WHAT THE TASK ASKS :: Exactly retype the opening line of the entries and every line after it, ending with the line that contains "(0,0) rectangle (1365,590);". Skip all pictures.

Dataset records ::
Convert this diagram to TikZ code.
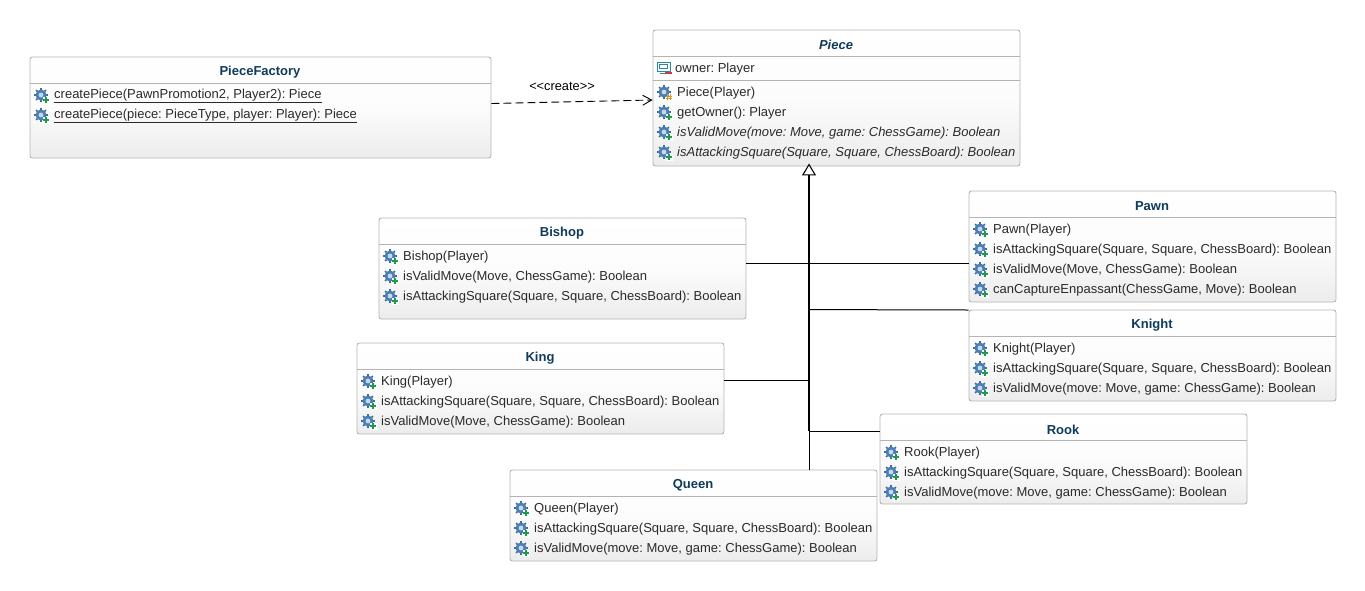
\documentclass[tikz,border=0pt]{standalone}
\usepackage{fontspec}
\setmainfont{Liberation Sans}
\usetikzlibrary{arrows.meta, positioning, calc}
\definecolor{TitleBlue}{HTML}{0F3B5C}
\definecolor{BoxEdge}{HTML}{B4B4B4}
\definecolor{BoxFade}{HTML}{ECECEC}
\definecolor{MemberInk}{HTML}{2A2A2A}
\definecolor{GearBlue}{HTML}{4A7FB5}
\definecolor{PlusGreen}{HTML}{1E9A4E}
\definecolor{HashGold}{HTML}{D89A1E}
\definecolor{MinusRed}{HTML}{D23A3A}
\definecolor{FieldTeal}{HTML}{2F86A8}
\frenchspacing

\begin{document}
\begin{tikzpicture}[x=1pt, y=-1pt,
  classbox/.style={draw=BoxEdge, line width=0.9pt, rounded corners=2.5pt, inner sep=0pt,
    minimum width=367pt, top color=white, bottom color=BoxFade, middle color=white!85!BoxFade},
  classname/.style={font=\fontsize{13}{15}\selectfont\bfseries, text=TitleBlue, inner sep=0pt},
  member/.style={font=\fontsize{13}{15}\selectfont, text=MemberInk, anchor=west, inner sep=0pt},
  sepline/.style={BoxEdge, line width=0.9pt},
  inherit/.style={black, line width=1pt},
  trunk/.style={black, line width=1.7pt},
  gear/.pic={
    \foreach \ang in {0,45,...,315}
      \draw[GearBlue!85!black, line width=1.5pt] (0,0) -- ++(\ang:7);
    \fill[GearBlue] (0,0) circle (5.5);
    \fill[white!70!GearBlue] (0,0) circle (2.4);
  },
  pubop/.pic={
    \pic at (0,0) {gear};
    \fill[white] (1.5,1.5) rectangle (9,9);
    \draw[PlusGreen, line width=2.2pt] (2.2,5.3) -- (8.4,5.3) (5.3,2.2) -- (5.3,8.4);
  },
  protop/.pic={
    \pic at (0,0) {gear};
    \draw[HashGold, line width=1pt] (3,2) -- (3,8) (6,2) -- (6,8) (1.5,4) -- (7.5,4) (1.5,6.5) -- (7.5,6.5);
  },
  privfield/.pic={
    \draw[FieldTeal, line width=1pt, fill=white] (-7,-5) rectangle (6,4);
    \draw[FieldTeal, line width=1pt] (-4.5,-2.5) rectangle (3.5,1.5) (-4,6) -- (3,6);
    \draw[MinusRed, line width=2.2pt] (1,6) -- (7.5,6);
  }
]
  \useasboundingbox (0,0) rectangle (1365,590);

  % class boxes
  \node[classbox, minimum width=461pt, minimum height=101pt] (factory) at (260.5,107.5) {};
  \node[classbox, minimum height=136pt] (piece) at (836.5,98) {};
  \node[classbox, minimum height=111pt] (pawn) at (1152.5,246.5) {};
  \node[classbox, minimum height=91pt] (knight) at (1152.5,355.5) {};
  \node[classbox, minimum height=90pt] (rook) at (1063.5,459) {};
  \node[classbox, minimum height=101pt] (bishop) at (562.5,268.5) {};
  \node[classbox, minimum height=91pt] (king) at (540.5,388.5) {};
  \node[classbox, minimum height=91pt] (queen) at (693.5,515.5) {};

  % compartments
  \draw[sepline] (factory.west |- 0,83) -- (factory.east |- 0,83);
  \draw[sepline] (piece.west |- 0,56) -- (piece.east |- 0,56);
  \draw[sepline] (piece.west |- 0,80) -- (piece.east |- 0,80);
  \draw[sepline] (pawn.west |- 0,217) -- (pawn.east |- 0,217);
  \draw[sepline] (knight.west |- 0,336) -- (knight.east |- 0,336);
  \draw[sepline] (rook.west |- 0,440) -- (rook.east |- 0,440);
  \draw[sepline] (bishop.west |- 0,244) -- (bishop.east |- 0,244);
  \draw[sepline] (king.west |- 0,369) -- (king.east |- 0,369);
  \draw[sepline] (queen.west |- 0,496) -- (queen.east |- 0,496);

  % titles
  \node[classname] (factorytitle) at (260,72.5) {PieceFactory};
  \node[classname] (piecetitle) at (836,45) {\itshape Piece};
  \node[classname] (pawntitle) at (1152,206.5) {Pawn};
  \node[classname] (knighttitle) at (1152,325.5) {Knight};
  \node[classname] (rooktitle) at (1063,429.5) {Rook};
  \node[classname] (bishoptitle) at (562,233.5) {Bishop};
  \node[classname] (kingtitle) at (540,358.5) {King};
  \node[classname] (queentitle) at (693,485.5) {Queen};

  % members
  \node[member] (factory1) at (54,96) {\underline{createPiece(PawnPromotion2, Player2): Piece}};
  \node[member] (factory2) at (54,116) {\underline{createPiece(piece: PieceType, player: Player): Piece}};

  \node[member] (piece0) at (675,69) {owner: Player};
  \node[member] (piece1) at (677,93) {Piece(Player)};
  \node[member] (piece2) at (677,113) {getOwner(): Player};
  \node[member] (piece3) at (677,133) {\itshape isValidMove(move: Move, game: ChessGame): Boolean};
  \node[member] (piece4) at (677,153) {\itshape isAttackingSquare(Square, Square, ChessBoard): Boolean};

  \node[member] (pawn1) at (993,230) {Pawn(Player)};
  \node[member] (pawn2) at (993,250) {isAttackingSquare(Square, Square, ChessBoard): Boolean};
  \node[member] (pawn3) at (993,270) {isValidMove(Move, ChessGame): Boolean};
  \node[member] (pawn4) at (993,290) {canCaptureEnpassant(ChessGame, Move): Boolean};

  \node[member] (knight1) at (993,349) {Knight(Player)};
  \node[member] (knight2) at (993,369) {isAttackingSquare(Square, Square, ChessBoard): Boolean};
  \node[member] (knight3) at (993,389) {isValidMove(move: Move, game: ChessGame): Boolean};

  \node[member] (rook1) at (904,453) {Rook(Player)};
  \node[member] (rook2) at (904,473) {isAttackingSquare(Square, Square, ChessBoard): Boolean};
  \node[member] (rook3) at (904,493) {isValidMove(move: Move, game: ChessGame): Boolean};

  \node[member] (bishop1) at (403,257) {Bishop(Player)};
  \node[member] (bishop2) at (403,277) {isValidMove(Move, ChessGame): Boolean};
  \node[member] (bishop3) at (403,297) {isAttackingSquare(Square, Square, ChessBoard): Boolean};

  \node[member] (king1) at (381,382) {King(Player)};
  \node[member] (king2) at (381,402) {isAttackingSquare(Square, Square, ChessBoard): Boolean};
  \node[member] (king3) at (381,422) {isValidMove(Move, ChessGame): Boolean};

  \node[member] (queen1) at (534,509) {Queen(Player)};
  \node[member] (queen2) at (534,529) {isAttackingSquare(Square, Square, ChessBoard): Boolean};
  \node[member] (queen3) at (534,549) {isValidMove(move: Move, game: ChessGame): Boolean};

  % icons
  \foreach \iy in {95,115} \pic at (41,\iy) {pubop};
  \pic at (664,67) {privfield};
  \pic at (664,92) {protop};
  \foreach \iy in {112,132,152} \pic at (664,\iy) {pubop};
  \foreach \iy in {229,249,269,289,348,368,388} \pic at (980,\iy) {pubop};
  \foreach \iy in {452,472,492} \pic at (891,\iy) {pubop};
  \foreach \iy in {256,276,296} \pic at (390,\iy) {pubop};
  \foreach \iy in {381,401,421} \pic at (368,\iy) {pubop};
  \foreach \iy in {508,528,548} \pic at (521,\iy) {pubop};

  % connectors
  \coordinate (junction) at (809,431);
  \draw[inherit] ([yshift=5.5pt]bishop.east) -- ([yshift=-16.5pt]pawn.west);
  \draw[inherit] ([yshift=45.5pt]knight.west) -- (junction |- knight.north);
  \draw[inherit] ([yshift=8.5pt]king.east) -- (junction |- 0,380);
  \draw[inherit] ([yshift=28pt]rook.west) -- (junction);
  \draw[inherit] ([xshift=115.5pt]queen.north) -- (junction);
  \draw[trunk, -{Triangle[open, fill=white, length=12pt, width=14pt, line width=1.1pt]}] (junction) -- ([xshift=-27.5pt, yshift=3pt]piece.south);
  \draw[black, line width=0.9pt, dash pattern=on 8pt off 4pt, -{Straight Barb[length=9pt, width=10pt, line width=0.9pt]}] ([yshift=4pt]factory.east) -- node[above=11pt, xshift=-10pt, font=\fontsize{12.8}{15}\selectfont, text=black, inner sep=0pt] (createlabel) {<{}<create>{}>} ([yshift=-2pt]piece.west);
\end{tikzpicture}
\end{document}
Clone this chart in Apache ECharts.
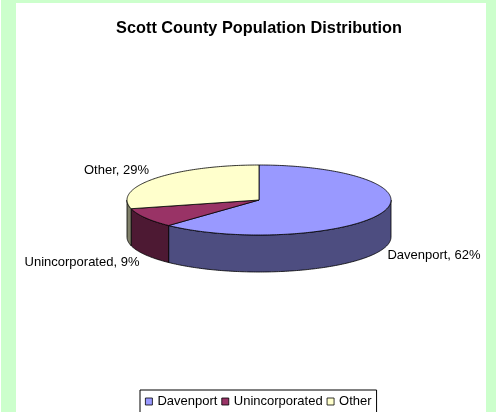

CORRECT OUTPUT ::
Convert this diagram to TikZ code.
\documentclass[tikz,border=0pt]{standalone}
\usepackage{fontspec}
\setmainfont{Liberation Sans}
\usetikzlibrary{arrows.meta, positioning, calc}
\definecolor{TitleBlue}{HTML}{0F3B5C}
\definecolor{BoxEdge}{HTML}{B4B4B4}
\definecolor{BoxFade}{HTML}{ECECEC}
\definecolor{MemberInk}{HTML}{2A2A2A}
\definecolor{GearBlue}{HTML}{4A7FB5}
\definecolor{PlusGreen}{HTML}{1E9A4E}
\definecolor{HashGold}{HTML}{D89A1E}
\definecolor{MinusRed}{HTML}{D23A3A}
\definecolor{FieldTeal}{HTML}{2F86A8}
\frenchspacing

\begin{document}
\begin{tikzpicture}[x=1pt, y=-1pt,
  classbox/.style={draw=BoxEdge, line width=0.9pt, rounded corners=2.5pt, inner sep=0pt,
    minimum width=367pt, top color=white, bottom color=BoxFade, middle color=white!85!BoxFade},
  classname/.style={font=\fontsize{13}{15}\selectfont\bfseries, text=TitleBlue, inner sep=0pt},
  member/.style={font=\fontsize{13}{15}\selectfont, text=MemberInk, anchor=west, inner sep=0pt},
  sepline/.style={BoxEdge, line width=0.9pt},
  inherit/.style={black, line width=1pt},
  trunk/.style={black, line width=1.7pt},
  gear/.pic={
    \foreach \ang in {0,45,...,315}
      \draw[GearBlue!85!black, line width=1.5pt] (0,0) -- ++(\ang:7);
    \fill[GearBlue] (0,0) circle (5.5);
    \fill[white!70!GearBlue] (0,0) circle (2.4);
  },
  pubop/.pic={
    \pic at (0,0) {gear};
    \fill[white] (1.5,1.5) rectangle (9,9);
    \draw[PlusGreen, line width=2.2pt] (2.2,5.3) -- (8.4,5.3) (5.3,2.2) -- (5.3,8.4);
  },
  protop/.pic={
    \pic at (0,0) {gear};
    \draw[HashGold, line width=1pt] (3,2) -- (3,8) (6,2) -- (6,8) (1.5,4) -- (7.5,4) (1.5,6.5) -- (7.5,6.5);
  },
  privfield/.pic={
    \draw[FieldTeal, line width=1pt, fill=white] (-7,-5) rectangle (6,4);
    \draw[FieldTeal, line width=1pt] (-4.5,-2.5) rectangle (3.5,1.5) (-4,6) -- (3,6);
    \draw[MinusRed, line width=2.2pt] (1,6) -- (7.5,6);
  }
]
  \useasboundingbox (0,0) rectangle (1365,590);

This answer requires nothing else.